- WHAT YOU WILL DO: Transcribe the material word for word, but without the images.

- SOURCE DATA:
* * *

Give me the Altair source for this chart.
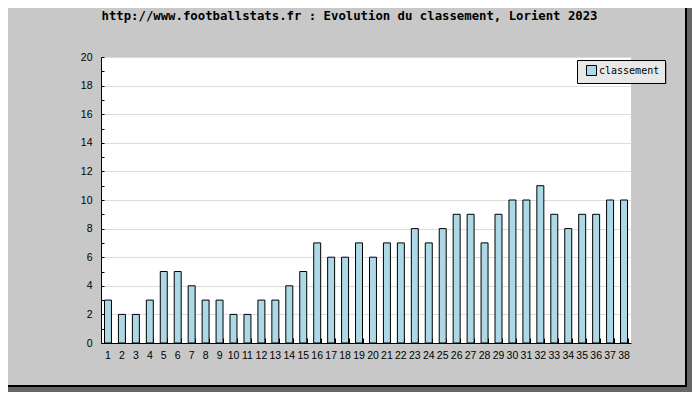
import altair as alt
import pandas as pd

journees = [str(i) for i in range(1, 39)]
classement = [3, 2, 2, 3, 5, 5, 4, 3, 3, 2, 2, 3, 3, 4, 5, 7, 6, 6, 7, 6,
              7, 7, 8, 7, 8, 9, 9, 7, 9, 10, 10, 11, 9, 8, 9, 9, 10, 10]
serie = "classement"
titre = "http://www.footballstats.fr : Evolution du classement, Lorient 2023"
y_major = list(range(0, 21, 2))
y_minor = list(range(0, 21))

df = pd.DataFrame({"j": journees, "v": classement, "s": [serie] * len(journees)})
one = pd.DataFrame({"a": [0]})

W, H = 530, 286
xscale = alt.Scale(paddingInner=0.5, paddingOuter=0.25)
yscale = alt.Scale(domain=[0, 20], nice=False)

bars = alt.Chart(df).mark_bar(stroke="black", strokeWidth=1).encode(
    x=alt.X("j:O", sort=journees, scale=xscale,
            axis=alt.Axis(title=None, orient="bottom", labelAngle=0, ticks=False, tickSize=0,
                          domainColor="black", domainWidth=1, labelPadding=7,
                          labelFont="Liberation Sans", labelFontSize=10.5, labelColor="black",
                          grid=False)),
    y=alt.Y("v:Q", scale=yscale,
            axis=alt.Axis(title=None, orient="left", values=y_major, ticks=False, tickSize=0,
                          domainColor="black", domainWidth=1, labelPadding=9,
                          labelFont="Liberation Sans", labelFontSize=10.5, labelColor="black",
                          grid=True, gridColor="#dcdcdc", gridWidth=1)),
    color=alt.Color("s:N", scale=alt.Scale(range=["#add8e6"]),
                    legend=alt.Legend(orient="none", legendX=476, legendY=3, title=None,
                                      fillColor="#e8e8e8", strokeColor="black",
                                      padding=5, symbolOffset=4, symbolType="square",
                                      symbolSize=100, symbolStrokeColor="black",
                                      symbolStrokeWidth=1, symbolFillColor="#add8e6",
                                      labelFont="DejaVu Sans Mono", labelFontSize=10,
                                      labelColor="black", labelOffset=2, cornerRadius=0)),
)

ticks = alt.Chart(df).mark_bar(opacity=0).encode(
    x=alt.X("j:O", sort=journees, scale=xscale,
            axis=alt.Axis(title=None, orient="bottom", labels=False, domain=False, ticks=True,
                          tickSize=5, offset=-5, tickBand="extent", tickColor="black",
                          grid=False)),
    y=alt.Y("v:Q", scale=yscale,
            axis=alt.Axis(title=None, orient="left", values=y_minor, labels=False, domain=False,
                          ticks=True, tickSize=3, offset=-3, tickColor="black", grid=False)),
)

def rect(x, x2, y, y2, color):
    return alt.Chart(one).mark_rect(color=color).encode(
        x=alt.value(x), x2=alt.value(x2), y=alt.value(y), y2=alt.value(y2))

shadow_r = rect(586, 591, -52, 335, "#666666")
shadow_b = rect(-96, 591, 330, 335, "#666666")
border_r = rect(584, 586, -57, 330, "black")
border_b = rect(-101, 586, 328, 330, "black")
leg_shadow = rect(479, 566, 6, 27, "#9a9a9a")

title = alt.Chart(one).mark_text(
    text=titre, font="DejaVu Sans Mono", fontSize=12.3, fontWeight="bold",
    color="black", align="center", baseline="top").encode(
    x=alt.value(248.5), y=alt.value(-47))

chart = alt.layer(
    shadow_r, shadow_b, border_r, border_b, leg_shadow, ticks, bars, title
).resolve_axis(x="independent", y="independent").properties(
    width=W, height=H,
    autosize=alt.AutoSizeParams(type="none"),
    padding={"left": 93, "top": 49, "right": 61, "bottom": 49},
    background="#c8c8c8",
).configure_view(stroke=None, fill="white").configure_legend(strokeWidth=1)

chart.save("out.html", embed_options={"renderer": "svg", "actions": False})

* * *

- FINISHED ANSWER:
Give me the Altair source for this chart.
import altair as alt
import pandas as pd

journees = [str(i) for i in range(1, 39)]
classement = [3, 2, 2, 3, 5, 5, 4, 3, 3, 2, 2, 3, 3, 4, 5, 7, 6, 6, 7, 6,
              7, 7, 8, 7, 8, 9, 9, 7, 9, 10, 10, 11, 9, 8, 9, 9, 10, 10]
serie = "classement"
titre = "http://www.footballstats.fr : Evolution du classement, Lorient 2023"
y_major = list(range(0, 21, 2))
y_minor = list(range(0, 21))

df = pd.DataFrame({"j": journees, "v": classement, "s": [serie] * len(journees)})
one = pd.DataFrame({"a": [0]})

W, H = 530, 286
xscale = alt.Scale(paddingInner=0.5, paddingOuter=0.25)
yscale = alt.Scale(domain=[0, 20], nice=False)

bars = alt.Chart(df).mark_bar(stroke="black", strokeWidth=1).encode(
    x=alt.X("j:O", sort=journees, scale=xscale,
            axis=alt.Axis(title=None, orient="bottom", labelAngle=0, ticks=False, tickSize=0,
                          domainColor="black", domainWidth=1, labelPadding=7,
                          labelFont="Liberation Sans", labelFontSize=10.5, labelColor="black",
                          grid=False)),
    y=alt.Y("v:Q", scale=yscale,
            axis=alt.Axis(title=None, orient="left", values=y_major, ticks=False, tickSize=0,
                          domainColor="black", domainWidth=1, labelPadding=9,
                          labelFont="Liberation Sans", labelFontSize=10.5, labelColor="black",
                          grid=True, gridColor="#dcdcdc", gridWidth=1)),
    color=alt.Color("s:N", scale=alt.Scale(range=["#add8e6"]),
                    legend=alt.Legend(orient="none", legendX=476, legendY=3, title=None,
                                      fillColor="#e8e8e8", strokeColor="black",
                                      padding=5, symbolOffset=4, symbolType="square",
                                      symbolSize=100, symbolStrokeColor="black",
                                      symbolStrokeWidth=1, symbolFillColor="#add8e6",
                                      labelFont="DejaVu Sans Mono", labelFontSize=10,
                                      labelColor="black", labelOffset=2, cornerRadius=0)),
)

ticks = alt.Chart(df).mark_bar(opacity=0).encode(
    x=alt.X("j:O", sort=journees, scale=xscale,
            axis=alt.Axis(title=None, orient="bottom", labels=False, domain=False, ticks=True,
                          tickSize=5, offset=-5, tickBand="extent", tickColor="black",
                          grid=False)),
    y=alt.Y("v:Q", scale=yscale,
            axis=alt.Axis(title=None, orient="left", values=y_minor, labels=False, domain=False,
                          ticks=True, tickSize=3, offset=-3, tickColor="black", grid=False)),
)

def rect(x, x2, y, y2, color):
    return alt.Chart(one).mark_rect(color=color).encode(
        x=alt.value(x), x2=alt.value(x2), y=alt.value(y), y2=alt.value(y2))

shadow_r = rect(586, 591, -52, 335, "#666666")
shadow_b = rect(-96, 591, 330, 335, "#666666")
border_r = rect(584, 586, -57, 330, "black")
border_b = rect(-101, 586, 328, 330, "black")
leg_shadow = rect(479, 566, 6, 27, "#9a9a9a")

title = alt.Chart(one).mark_text(
    text=titre, font="DejaVu Sans Mono", fontSize=12.3, fontWeight="bold",
    color="black", align="center", baseline="top").encode(
    x=alt.value(248.5), y=alt.value(-47))

chart = alt.layer(
    shadow_r, shadow_b, border_r, border_b, leg_shadow, ticks, bars, title
).resolve_axis(x="independent", y="independent").properties(
    width=W, height=H,
    autosize=alt.AutoSizeParams(type="none"),
    padding={"left": 93, "top": 49, "right": 61, "bottom": 49},
    background="#c8c8c8",
).configure_view(stroke=None, fill="white").configure_legend(strokeWidth=1)

chart.save("out.html", embed_options={"renderer": "svg", "actions": False})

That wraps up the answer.